▸ **Directive**
Leaving out the pictures, retype the lines from the beginning of the listing through the line containing "Chart.register(...registerables);".
## Start Provided data
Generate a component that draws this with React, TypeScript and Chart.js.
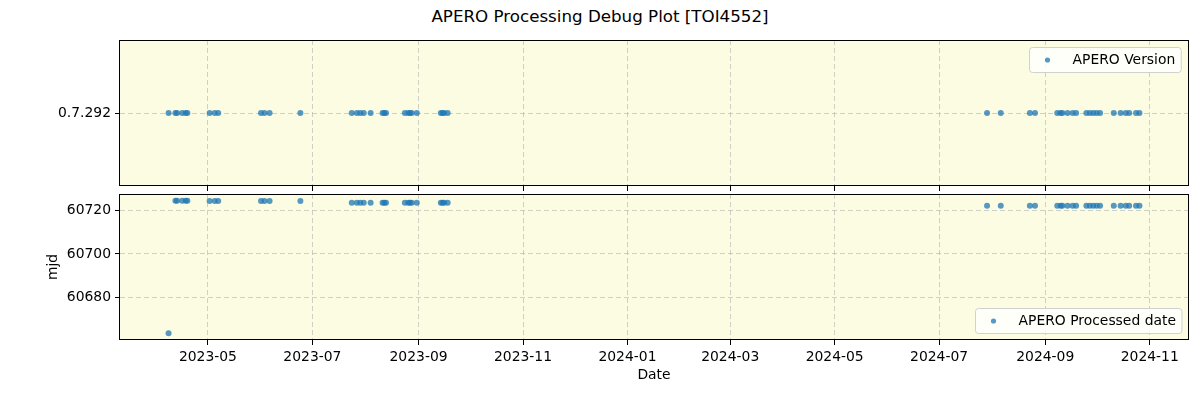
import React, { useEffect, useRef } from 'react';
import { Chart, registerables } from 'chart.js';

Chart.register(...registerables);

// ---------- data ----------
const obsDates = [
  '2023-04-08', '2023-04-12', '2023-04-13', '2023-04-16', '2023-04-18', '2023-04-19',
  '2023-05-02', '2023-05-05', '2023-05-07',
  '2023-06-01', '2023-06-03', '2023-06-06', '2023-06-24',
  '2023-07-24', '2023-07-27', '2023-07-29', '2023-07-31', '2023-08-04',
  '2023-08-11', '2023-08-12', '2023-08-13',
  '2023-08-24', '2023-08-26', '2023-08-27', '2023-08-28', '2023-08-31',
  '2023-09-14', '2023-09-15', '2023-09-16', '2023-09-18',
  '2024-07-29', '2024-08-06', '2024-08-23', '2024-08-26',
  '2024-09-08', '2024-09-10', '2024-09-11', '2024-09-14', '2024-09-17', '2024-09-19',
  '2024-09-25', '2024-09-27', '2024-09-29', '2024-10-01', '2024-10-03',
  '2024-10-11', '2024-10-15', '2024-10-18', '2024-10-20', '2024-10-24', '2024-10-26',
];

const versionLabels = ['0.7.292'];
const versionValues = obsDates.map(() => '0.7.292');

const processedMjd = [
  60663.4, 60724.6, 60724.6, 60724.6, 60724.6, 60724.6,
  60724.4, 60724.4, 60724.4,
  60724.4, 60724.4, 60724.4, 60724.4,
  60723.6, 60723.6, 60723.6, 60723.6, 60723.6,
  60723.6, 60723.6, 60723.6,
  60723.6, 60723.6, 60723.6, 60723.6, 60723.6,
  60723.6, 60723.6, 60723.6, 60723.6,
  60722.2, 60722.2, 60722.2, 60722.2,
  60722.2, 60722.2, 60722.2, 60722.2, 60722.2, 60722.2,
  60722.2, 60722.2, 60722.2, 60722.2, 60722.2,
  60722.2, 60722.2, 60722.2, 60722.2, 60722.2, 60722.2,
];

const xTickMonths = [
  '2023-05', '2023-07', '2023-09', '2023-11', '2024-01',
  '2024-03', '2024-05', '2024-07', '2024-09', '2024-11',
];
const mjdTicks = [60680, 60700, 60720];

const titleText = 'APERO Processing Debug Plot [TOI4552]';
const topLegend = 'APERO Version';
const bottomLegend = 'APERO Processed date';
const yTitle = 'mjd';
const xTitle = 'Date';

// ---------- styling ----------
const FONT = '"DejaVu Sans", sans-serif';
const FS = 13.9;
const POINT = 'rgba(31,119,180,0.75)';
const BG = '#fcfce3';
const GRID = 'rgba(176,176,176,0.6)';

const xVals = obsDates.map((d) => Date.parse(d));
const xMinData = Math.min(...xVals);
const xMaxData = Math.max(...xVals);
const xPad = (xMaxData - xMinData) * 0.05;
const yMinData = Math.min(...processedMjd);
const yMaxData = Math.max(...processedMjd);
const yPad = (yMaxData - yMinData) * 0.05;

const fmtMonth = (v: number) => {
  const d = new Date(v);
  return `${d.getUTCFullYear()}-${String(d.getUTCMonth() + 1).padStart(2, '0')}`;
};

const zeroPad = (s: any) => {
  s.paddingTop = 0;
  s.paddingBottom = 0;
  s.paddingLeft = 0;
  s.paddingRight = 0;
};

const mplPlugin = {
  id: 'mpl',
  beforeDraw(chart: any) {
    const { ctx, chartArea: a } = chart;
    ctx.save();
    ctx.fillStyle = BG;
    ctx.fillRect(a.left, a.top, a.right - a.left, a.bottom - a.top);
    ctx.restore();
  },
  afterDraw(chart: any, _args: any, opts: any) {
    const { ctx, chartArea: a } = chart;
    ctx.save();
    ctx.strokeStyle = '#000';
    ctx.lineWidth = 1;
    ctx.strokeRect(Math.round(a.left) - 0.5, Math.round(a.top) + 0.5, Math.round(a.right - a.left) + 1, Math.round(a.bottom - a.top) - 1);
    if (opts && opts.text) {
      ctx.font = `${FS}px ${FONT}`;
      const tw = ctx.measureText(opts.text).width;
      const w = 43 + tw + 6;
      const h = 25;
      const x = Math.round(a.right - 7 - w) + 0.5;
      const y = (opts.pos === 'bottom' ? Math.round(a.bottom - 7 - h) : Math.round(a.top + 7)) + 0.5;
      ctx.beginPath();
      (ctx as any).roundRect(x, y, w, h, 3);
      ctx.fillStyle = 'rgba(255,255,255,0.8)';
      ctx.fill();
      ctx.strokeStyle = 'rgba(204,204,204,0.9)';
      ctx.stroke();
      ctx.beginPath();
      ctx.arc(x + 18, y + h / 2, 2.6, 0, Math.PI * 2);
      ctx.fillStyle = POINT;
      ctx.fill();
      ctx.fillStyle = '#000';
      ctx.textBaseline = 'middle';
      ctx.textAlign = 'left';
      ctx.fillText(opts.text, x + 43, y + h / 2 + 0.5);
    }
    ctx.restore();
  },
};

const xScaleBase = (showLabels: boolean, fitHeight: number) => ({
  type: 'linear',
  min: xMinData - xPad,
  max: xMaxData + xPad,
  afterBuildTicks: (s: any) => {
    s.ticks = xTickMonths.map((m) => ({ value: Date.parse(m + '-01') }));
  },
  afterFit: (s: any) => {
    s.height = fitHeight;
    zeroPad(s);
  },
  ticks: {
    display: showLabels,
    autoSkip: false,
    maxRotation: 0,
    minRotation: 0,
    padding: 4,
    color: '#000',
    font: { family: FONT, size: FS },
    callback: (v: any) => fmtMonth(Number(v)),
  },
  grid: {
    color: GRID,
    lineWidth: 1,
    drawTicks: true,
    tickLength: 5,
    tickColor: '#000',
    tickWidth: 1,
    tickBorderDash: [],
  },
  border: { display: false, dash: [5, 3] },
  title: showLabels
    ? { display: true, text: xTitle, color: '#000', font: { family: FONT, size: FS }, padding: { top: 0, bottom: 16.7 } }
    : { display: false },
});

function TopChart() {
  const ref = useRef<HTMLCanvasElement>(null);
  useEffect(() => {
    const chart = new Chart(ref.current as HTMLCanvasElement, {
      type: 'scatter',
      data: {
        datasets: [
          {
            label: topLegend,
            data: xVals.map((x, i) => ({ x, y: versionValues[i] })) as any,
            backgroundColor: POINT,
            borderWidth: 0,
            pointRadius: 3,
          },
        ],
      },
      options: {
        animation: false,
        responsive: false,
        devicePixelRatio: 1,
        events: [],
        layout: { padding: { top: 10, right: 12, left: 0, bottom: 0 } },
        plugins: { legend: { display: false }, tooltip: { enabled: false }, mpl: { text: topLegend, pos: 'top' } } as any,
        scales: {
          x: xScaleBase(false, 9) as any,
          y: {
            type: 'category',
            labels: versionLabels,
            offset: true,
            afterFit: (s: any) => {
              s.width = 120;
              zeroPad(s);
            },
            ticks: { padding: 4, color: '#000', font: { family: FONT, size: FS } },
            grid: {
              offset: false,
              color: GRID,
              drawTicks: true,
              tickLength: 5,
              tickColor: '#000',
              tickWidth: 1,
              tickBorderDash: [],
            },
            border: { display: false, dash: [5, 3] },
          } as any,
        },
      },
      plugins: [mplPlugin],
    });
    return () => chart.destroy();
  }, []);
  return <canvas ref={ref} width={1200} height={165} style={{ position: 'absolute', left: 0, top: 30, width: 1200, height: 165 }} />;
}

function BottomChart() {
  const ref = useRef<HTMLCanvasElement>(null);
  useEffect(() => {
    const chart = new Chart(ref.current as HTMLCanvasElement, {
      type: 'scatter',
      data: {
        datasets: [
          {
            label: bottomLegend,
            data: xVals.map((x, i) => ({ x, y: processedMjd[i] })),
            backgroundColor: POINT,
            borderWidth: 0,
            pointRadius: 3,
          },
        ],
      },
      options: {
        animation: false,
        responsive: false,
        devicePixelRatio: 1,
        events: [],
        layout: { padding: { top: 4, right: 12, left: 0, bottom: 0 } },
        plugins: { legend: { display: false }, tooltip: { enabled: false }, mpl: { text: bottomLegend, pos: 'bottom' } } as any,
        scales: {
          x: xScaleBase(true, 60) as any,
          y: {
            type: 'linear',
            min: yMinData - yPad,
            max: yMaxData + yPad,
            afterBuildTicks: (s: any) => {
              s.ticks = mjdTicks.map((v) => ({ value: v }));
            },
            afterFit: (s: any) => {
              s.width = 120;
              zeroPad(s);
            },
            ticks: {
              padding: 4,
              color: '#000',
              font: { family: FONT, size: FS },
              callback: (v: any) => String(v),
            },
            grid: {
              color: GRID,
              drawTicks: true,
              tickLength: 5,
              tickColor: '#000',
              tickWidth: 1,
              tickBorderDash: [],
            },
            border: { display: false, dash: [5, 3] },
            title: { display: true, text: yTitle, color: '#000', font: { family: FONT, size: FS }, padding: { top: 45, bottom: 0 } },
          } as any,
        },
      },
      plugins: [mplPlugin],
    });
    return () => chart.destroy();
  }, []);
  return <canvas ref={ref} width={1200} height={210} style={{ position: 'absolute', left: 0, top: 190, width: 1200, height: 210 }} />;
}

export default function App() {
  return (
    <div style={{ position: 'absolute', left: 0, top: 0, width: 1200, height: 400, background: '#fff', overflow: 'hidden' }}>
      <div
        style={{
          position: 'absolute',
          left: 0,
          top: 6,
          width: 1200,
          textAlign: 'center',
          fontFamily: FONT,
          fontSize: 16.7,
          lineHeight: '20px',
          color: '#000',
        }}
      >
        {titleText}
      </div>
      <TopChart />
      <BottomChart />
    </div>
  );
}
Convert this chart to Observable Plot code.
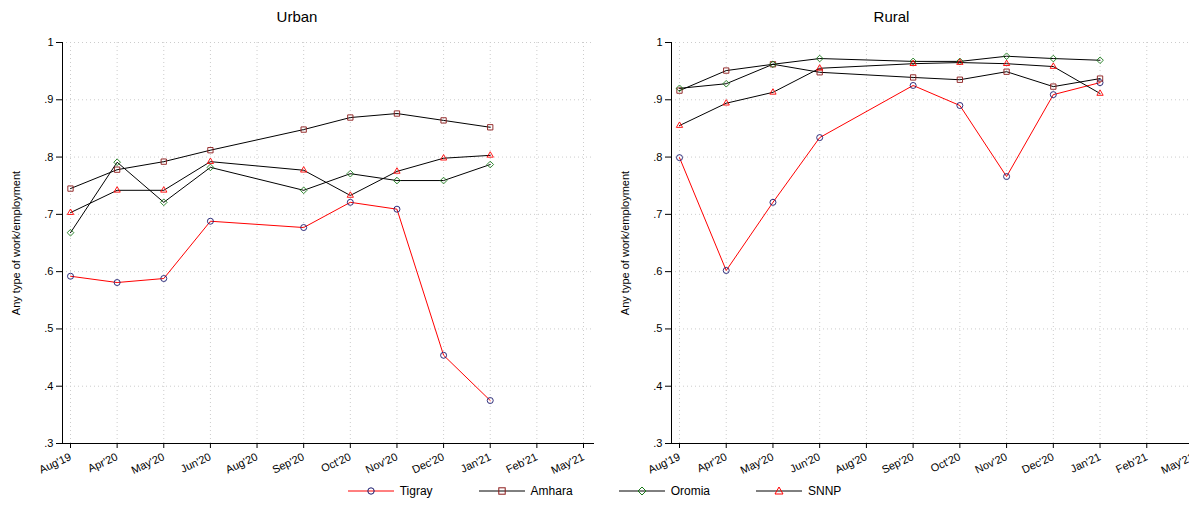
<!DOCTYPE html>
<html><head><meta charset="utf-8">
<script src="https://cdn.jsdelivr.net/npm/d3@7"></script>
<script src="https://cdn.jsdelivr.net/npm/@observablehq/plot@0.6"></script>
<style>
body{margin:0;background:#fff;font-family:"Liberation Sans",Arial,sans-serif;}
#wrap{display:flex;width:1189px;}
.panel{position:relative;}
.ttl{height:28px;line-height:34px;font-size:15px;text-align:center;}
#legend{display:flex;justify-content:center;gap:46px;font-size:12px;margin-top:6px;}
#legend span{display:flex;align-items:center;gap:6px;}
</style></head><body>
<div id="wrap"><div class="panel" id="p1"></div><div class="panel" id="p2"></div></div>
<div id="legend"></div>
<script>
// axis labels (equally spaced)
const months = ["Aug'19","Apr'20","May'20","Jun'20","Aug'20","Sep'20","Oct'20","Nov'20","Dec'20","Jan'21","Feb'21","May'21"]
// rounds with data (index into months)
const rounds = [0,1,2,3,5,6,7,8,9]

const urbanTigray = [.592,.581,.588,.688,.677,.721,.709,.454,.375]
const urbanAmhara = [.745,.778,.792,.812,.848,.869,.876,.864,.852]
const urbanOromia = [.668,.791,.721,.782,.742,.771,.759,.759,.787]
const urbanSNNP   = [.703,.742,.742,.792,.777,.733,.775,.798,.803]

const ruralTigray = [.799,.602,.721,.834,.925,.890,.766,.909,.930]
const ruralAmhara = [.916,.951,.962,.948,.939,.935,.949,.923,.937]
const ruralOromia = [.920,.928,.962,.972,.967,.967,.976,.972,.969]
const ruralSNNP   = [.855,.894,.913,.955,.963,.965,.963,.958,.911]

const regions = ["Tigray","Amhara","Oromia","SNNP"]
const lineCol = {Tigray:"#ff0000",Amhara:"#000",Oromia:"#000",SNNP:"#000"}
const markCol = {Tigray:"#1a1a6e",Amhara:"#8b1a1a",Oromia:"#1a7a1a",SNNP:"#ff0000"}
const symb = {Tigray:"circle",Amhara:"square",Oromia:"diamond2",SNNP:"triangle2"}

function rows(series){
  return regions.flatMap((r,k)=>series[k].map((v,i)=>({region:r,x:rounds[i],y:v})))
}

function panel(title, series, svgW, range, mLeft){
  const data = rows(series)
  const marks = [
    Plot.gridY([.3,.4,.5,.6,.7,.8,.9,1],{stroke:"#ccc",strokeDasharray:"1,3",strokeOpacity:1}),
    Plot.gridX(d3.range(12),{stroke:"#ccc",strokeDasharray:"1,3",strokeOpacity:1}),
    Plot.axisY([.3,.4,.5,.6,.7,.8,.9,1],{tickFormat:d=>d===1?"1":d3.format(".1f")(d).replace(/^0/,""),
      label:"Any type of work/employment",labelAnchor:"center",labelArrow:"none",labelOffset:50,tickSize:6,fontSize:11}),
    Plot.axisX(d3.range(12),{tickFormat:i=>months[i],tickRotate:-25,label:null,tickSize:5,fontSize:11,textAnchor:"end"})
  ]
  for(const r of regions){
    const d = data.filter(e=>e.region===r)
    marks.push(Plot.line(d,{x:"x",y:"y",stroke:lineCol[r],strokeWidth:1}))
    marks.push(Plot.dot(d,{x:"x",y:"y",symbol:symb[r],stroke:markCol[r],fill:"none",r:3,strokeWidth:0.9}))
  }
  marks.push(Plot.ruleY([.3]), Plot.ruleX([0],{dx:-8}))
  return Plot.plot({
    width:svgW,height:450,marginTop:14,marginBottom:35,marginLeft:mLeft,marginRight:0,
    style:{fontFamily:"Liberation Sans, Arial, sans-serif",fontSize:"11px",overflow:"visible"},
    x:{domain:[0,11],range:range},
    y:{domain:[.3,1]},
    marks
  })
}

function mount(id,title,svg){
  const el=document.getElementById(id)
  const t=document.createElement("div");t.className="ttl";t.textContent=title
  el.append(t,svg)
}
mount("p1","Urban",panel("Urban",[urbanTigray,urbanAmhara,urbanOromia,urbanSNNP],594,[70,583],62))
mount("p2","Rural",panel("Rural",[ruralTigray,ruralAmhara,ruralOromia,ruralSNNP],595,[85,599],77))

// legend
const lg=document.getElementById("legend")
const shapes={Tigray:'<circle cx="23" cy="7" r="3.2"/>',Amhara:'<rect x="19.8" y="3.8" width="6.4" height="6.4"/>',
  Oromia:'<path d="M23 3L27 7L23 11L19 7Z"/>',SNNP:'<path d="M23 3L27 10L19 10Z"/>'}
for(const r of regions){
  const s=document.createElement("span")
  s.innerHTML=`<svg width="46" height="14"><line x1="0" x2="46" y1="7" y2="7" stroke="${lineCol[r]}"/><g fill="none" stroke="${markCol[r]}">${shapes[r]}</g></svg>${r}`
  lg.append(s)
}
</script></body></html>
## End Provided data
▸ **Expected output**
Generate a component that draws this with React, TypeScript and Chart.js.
import React, { useEffect, useRef } from 'react';
import { Chart, registerables } from 'chart.js';

Chart.register(...registerables);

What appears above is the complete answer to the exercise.